Life changed for Jennifer in 1967 when she spent two years Bahrain. It was a very different culture – tracts of desert scattered with ancient ruins in the south, green, experimental farming areas in the north surrounded by the warm, transparent Gulf sea, with it’s archaic sailing ships and huge fishes.
It was a place of great contrast; palaces, pearls, gold and oil, shacks and medieval poverty. Jennifer’s interest in art was rekindled when she started illustrating a diary about what she saw there. This passion remained with her and many years later as a mature student, she took a degree in Sculpture at Leicester Polytechnic.
Visiting Italy must be every sculptor’s dream, and she was overjoyed in the late 80’s when friends invited her to stay with them at their farmhouse in Tuscany. After a week they pressed her to stay …… and at the end of a fortnight she was the surprised new owner of their condemned barn! They introduced her to a builder who could not speak English. She could not speak Italian, but it wasn’t a problem. She measured up the barn, made a model of her design, collapsed it and sent it back to a surprised Giancarlo.

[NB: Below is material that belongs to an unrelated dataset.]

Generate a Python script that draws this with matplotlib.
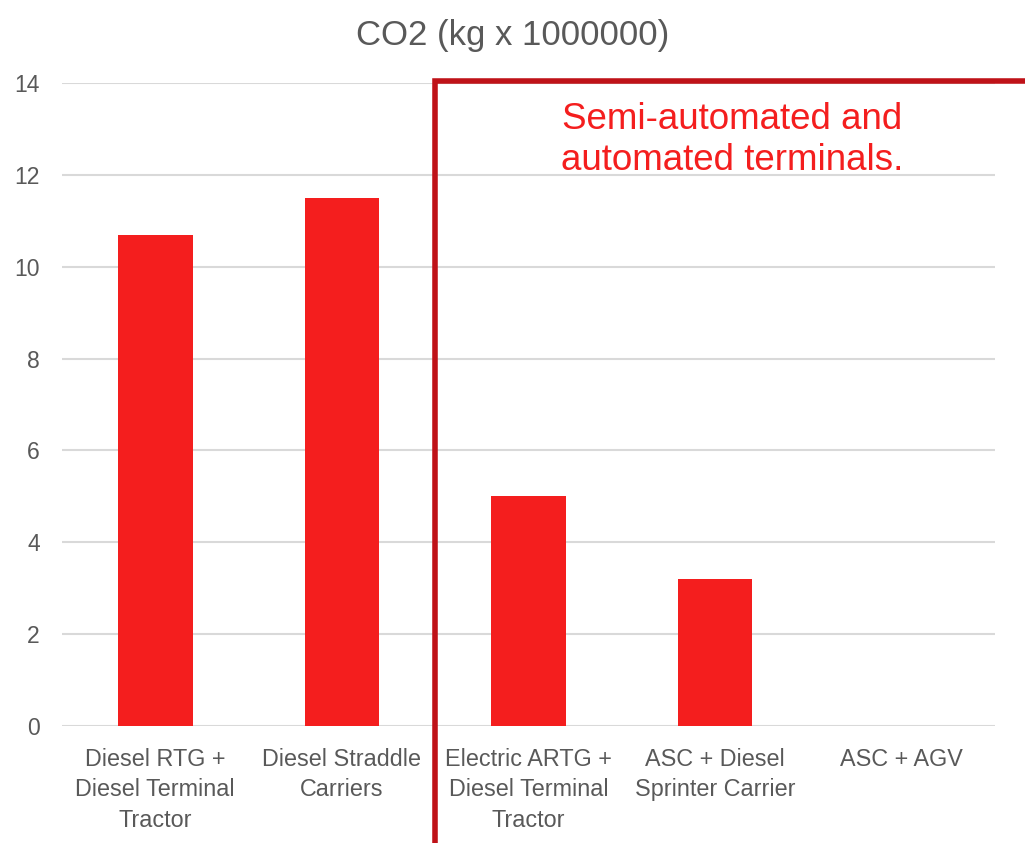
import matplotlib
matplotlib.use("Agg")
from matplotlib import pyplot as plt
from matplotlib.lines import Line2D

categories = ["Diesel RTG +\nDiesel Terminal\nTractor", "Diesel Straddle\nCarriers",
              "Electric ARTG +\nDiesel Terminal\nTractor", "ASC + Diesel\nSprinter Carrier",
              "ASC + AGV"]
co2 = [10.7, 11.5, 5.0, 3.2, 0]
yticks = [0, 2, 4, 6, 8, 10, 12, 14]

plt.rcParams['font.family'] = ['Liberation Sans', 'DejaVu Sans']
grey = '#595959'

fig = plt.figure(figsize=(10.25, 8.43), dpi=100)
ax = fig.add_axes([0.0605, 0.1388, 0.9102, 0.7627])

x = range(len(categories))
ax.bar(x, co2, width=0.4, color='#F41E1E', zorder=3)
ax.set_xlim(-0.5, len(categories) - 0.5)
ax.set_ylim(0, 14)
ax.set_yticks(yticks)
ax.set_xticks(list(x))
ax.set_xticklabels(categories, fontsize=16.8, color=grey, linespacing=1.4)
ax.tick_params(axis='y', labelsize=16.5, labelcolor=grey, length=0, pad=16)
ax.tick_params(axis='x', length=0, pad=16)
ax.grid(axis='y', color='#D9D9D9', linewidth=1.5, zorder=0)
for s in ax.spines.values():
    s.set_visible(False)

fig.text(0.5, 0.958, "CO2 (kg x 1000000)", ha='center', va='center', fontsize=25, color=grey)

# box marking the semi-automated section
red = '#BF1218'
fig.lines.append(Line2D([0.4245, 0.4245, 1.0], [0.0, 0.9035, 0.9035], transform=fig.transFigure,
                        color=red, linewidth=4, solid_joinstyle='miter'))
fig.text(0.714, 0.834, "Semi-automated and\nautomated terminals.", ha='center', va='center',
         fontsize=26.5, color='#F41E1E', linespacing=1.24)

fig.savefig("out.png", dpi=100)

Starting in 1988 she restored the long barn and made a terraced garden out of the village rubbish dump. It took many years. When she thought she had finished, she was persuaded to buy the farmhouse …. and she started all over again.
Now the house has become a convivial retreat for people looking for a slower pace of life. Apart from simply relaxing they can explore the countryside by foot or car (maybe an occasional city) paint and draw, make music (Jenny plays the flute and has just started to learn the cello), learn traditional cooking , and wine and dine very well in the five family-run restaurants. The guest list includes poets, astronomers, photographers, cyclists, lawyers and even a tired politician. It is a great place for getting to know people. Friends, guests, helpers and residents meet and talk together endlessly – usually in a mixture of several languages at once.